▶ Task requirements
Copy each line below that contains "with".
— start Data supplied —
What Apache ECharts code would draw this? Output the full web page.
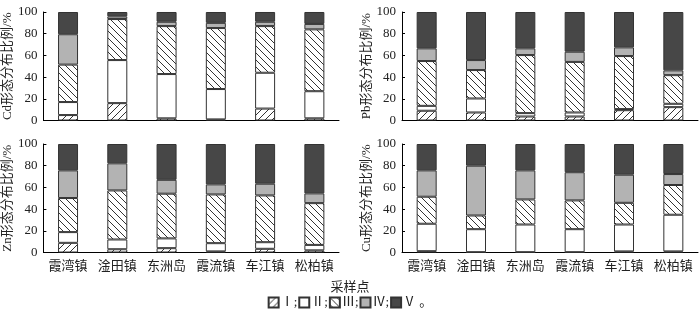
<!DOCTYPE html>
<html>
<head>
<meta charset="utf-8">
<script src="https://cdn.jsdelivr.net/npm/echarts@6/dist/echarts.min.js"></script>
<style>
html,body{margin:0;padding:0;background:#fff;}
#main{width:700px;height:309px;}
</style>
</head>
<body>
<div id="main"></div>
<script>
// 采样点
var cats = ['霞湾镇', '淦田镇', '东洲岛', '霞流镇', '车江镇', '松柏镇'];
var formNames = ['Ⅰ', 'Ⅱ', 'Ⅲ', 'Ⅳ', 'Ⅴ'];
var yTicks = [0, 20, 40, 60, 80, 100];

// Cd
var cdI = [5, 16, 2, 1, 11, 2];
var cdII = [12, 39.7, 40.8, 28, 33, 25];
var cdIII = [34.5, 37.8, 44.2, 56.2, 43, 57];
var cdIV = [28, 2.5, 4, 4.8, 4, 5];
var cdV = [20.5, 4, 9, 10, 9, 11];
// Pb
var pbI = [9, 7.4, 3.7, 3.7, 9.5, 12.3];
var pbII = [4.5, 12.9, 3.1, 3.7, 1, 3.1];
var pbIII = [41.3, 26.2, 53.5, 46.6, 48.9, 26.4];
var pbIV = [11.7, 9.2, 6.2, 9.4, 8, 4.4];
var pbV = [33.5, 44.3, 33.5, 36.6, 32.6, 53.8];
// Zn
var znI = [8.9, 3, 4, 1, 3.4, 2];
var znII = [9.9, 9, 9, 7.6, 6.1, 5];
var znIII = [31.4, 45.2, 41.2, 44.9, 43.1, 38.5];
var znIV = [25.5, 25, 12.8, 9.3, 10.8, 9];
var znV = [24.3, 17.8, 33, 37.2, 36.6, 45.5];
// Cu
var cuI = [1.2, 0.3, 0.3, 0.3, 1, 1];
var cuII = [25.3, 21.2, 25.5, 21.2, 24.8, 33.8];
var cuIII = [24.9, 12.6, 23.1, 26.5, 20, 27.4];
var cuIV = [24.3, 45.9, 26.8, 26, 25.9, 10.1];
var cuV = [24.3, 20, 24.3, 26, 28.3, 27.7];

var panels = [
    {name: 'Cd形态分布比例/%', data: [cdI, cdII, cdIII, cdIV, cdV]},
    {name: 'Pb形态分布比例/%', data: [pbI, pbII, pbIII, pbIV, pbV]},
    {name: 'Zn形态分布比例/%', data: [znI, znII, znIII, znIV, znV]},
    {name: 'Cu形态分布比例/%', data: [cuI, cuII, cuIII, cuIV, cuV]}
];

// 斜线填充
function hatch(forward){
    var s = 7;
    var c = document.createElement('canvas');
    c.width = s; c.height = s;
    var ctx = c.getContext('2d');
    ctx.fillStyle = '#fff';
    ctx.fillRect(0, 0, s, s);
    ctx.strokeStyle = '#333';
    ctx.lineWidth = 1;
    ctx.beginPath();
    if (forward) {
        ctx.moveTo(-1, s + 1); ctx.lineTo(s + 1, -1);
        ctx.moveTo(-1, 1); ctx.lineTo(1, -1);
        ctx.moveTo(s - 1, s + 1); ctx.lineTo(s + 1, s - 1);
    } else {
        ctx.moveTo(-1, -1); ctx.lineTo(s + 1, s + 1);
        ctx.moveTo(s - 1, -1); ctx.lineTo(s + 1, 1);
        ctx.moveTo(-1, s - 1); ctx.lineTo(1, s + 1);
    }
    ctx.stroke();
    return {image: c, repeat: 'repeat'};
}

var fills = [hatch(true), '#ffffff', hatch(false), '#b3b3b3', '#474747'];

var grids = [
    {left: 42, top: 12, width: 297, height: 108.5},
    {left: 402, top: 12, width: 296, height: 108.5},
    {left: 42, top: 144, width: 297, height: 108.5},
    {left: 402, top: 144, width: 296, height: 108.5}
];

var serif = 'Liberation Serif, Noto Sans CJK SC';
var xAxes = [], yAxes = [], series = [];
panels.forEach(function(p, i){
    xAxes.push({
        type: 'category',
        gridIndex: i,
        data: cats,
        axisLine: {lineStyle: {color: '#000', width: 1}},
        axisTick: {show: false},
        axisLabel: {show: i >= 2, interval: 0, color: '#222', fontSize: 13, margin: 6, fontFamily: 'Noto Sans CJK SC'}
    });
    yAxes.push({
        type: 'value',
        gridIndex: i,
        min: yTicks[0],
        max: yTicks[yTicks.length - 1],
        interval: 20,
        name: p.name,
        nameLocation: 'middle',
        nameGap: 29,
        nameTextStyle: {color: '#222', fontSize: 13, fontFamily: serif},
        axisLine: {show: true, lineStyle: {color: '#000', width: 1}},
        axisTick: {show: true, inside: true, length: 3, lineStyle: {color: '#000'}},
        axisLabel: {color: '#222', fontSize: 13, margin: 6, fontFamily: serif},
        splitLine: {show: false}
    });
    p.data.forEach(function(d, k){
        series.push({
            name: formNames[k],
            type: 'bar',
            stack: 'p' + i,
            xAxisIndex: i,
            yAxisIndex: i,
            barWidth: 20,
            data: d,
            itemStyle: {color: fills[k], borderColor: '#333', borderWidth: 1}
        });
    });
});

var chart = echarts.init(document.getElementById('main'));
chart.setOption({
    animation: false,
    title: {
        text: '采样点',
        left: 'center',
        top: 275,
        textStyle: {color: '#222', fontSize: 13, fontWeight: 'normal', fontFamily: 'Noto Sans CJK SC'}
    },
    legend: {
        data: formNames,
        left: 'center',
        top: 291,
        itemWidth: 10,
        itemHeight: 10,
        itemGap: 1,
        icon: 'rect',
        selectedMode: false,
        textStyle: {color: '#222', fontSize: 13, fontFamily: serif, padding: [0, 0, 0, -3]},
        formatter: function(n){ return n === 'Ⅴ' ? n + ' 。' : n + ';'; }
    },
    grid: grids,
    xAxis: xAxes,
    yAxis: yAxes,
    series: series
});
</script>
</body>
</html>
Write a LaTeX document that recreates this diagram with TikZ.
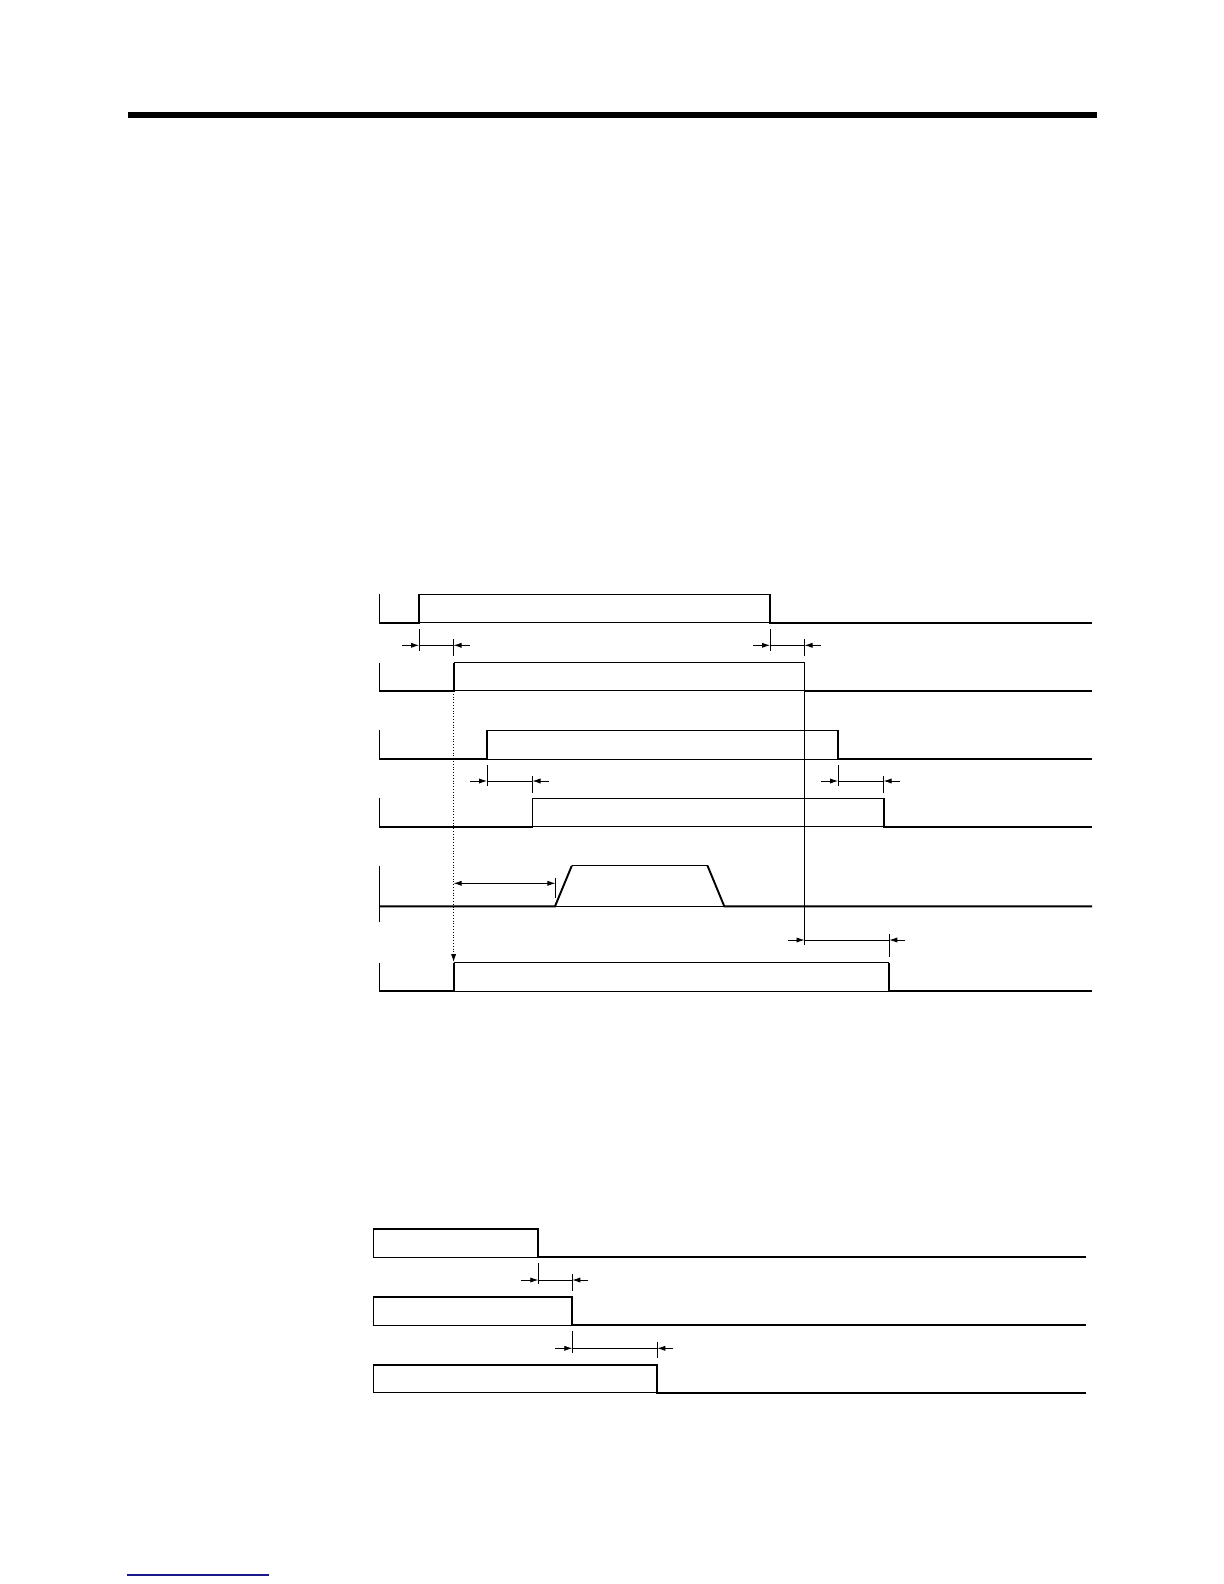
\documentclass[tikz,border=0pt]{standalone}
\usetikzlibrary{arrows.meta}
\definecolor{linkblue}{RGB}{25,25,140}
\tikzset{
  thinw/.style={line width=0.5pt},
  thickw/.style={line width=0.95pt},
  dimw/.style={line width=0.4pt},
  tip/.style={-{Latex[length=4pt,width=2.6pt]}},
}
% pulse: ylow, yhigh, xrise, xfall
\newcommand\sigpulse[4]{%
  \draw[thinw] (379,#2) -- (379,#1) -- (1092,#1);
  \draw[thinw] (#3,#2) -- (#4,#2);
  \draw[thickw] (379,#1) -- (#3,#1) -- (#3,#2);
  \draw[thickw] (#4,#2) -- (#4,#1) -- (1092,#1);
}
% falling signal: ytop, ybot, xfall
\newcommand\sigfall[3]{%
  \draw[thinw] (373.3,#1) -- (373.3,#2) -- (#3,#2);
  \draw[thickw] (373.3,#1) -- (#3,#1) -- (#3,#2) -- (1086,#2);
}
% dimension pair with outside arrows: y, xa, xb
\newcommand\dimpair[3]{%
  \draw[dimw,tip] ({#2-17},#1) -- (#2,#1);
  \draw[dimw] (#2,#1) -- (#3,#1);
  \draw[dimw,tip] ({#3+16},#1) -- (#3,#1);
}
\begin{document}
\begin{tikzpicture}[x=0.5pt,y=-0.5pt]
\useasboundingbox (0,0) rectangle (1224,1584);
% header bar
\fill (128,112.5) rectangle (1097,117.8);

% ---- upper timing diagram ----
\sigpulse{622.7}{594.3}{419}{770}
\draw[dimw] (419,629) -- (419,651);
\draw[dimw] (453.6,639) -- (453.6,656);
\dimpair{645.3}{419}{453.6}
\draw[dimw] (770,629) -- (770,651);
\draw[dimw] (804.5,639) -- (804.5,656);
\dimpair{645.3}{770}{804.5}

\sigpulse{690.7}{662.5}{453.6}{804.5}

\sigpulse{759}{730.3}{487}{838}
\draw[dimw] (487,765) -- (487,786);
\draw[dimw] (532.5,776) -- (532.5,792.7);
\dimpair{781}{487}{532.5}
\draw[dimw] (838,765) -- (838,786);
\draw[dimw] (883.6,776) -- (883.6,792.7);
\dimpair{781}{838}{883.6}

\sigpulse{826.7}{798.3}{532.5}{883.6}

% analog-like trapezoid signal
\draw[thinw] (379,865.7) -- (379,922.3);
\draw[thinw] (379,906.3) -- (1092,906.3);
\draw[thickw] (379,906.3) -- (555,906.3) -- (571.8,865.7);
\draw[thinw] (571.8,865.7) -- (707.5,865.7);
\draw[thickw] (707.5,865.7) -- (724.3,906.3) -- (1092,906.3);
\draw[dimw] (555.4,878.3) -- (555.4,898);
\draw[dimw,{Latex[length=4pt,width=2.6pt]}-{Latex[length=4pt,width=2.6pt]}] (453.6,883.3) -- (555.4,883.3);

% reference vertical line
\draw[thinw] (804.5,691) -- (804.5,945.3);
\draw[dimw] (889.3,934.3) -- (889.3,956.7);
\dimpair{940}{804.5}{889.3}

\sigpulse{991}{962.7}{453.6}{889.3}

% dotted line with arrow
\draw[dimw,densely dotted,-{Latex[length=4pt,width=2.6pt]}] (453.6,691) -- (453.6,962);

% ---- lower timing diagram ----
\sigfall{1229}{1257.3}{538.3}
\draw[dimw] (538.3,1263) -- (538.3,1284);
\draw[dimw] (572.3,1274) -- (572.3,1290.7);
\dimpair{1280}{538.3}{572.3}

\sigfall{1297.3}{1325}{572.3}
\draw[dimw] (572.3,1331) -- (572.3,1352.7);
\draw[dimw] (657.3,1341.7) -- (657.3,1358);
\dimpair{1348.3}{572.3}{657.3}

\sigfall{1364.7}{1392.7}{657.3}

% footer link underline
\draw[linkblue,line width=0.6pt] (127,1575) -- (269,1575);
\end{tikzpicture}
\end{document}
— end Data supplied —
▶ Response to this task
Write a LaTeX document that recreates this diagram with TikZ.
% dimension pair with outside arrows: y, xa, xb
% dotted line with arrow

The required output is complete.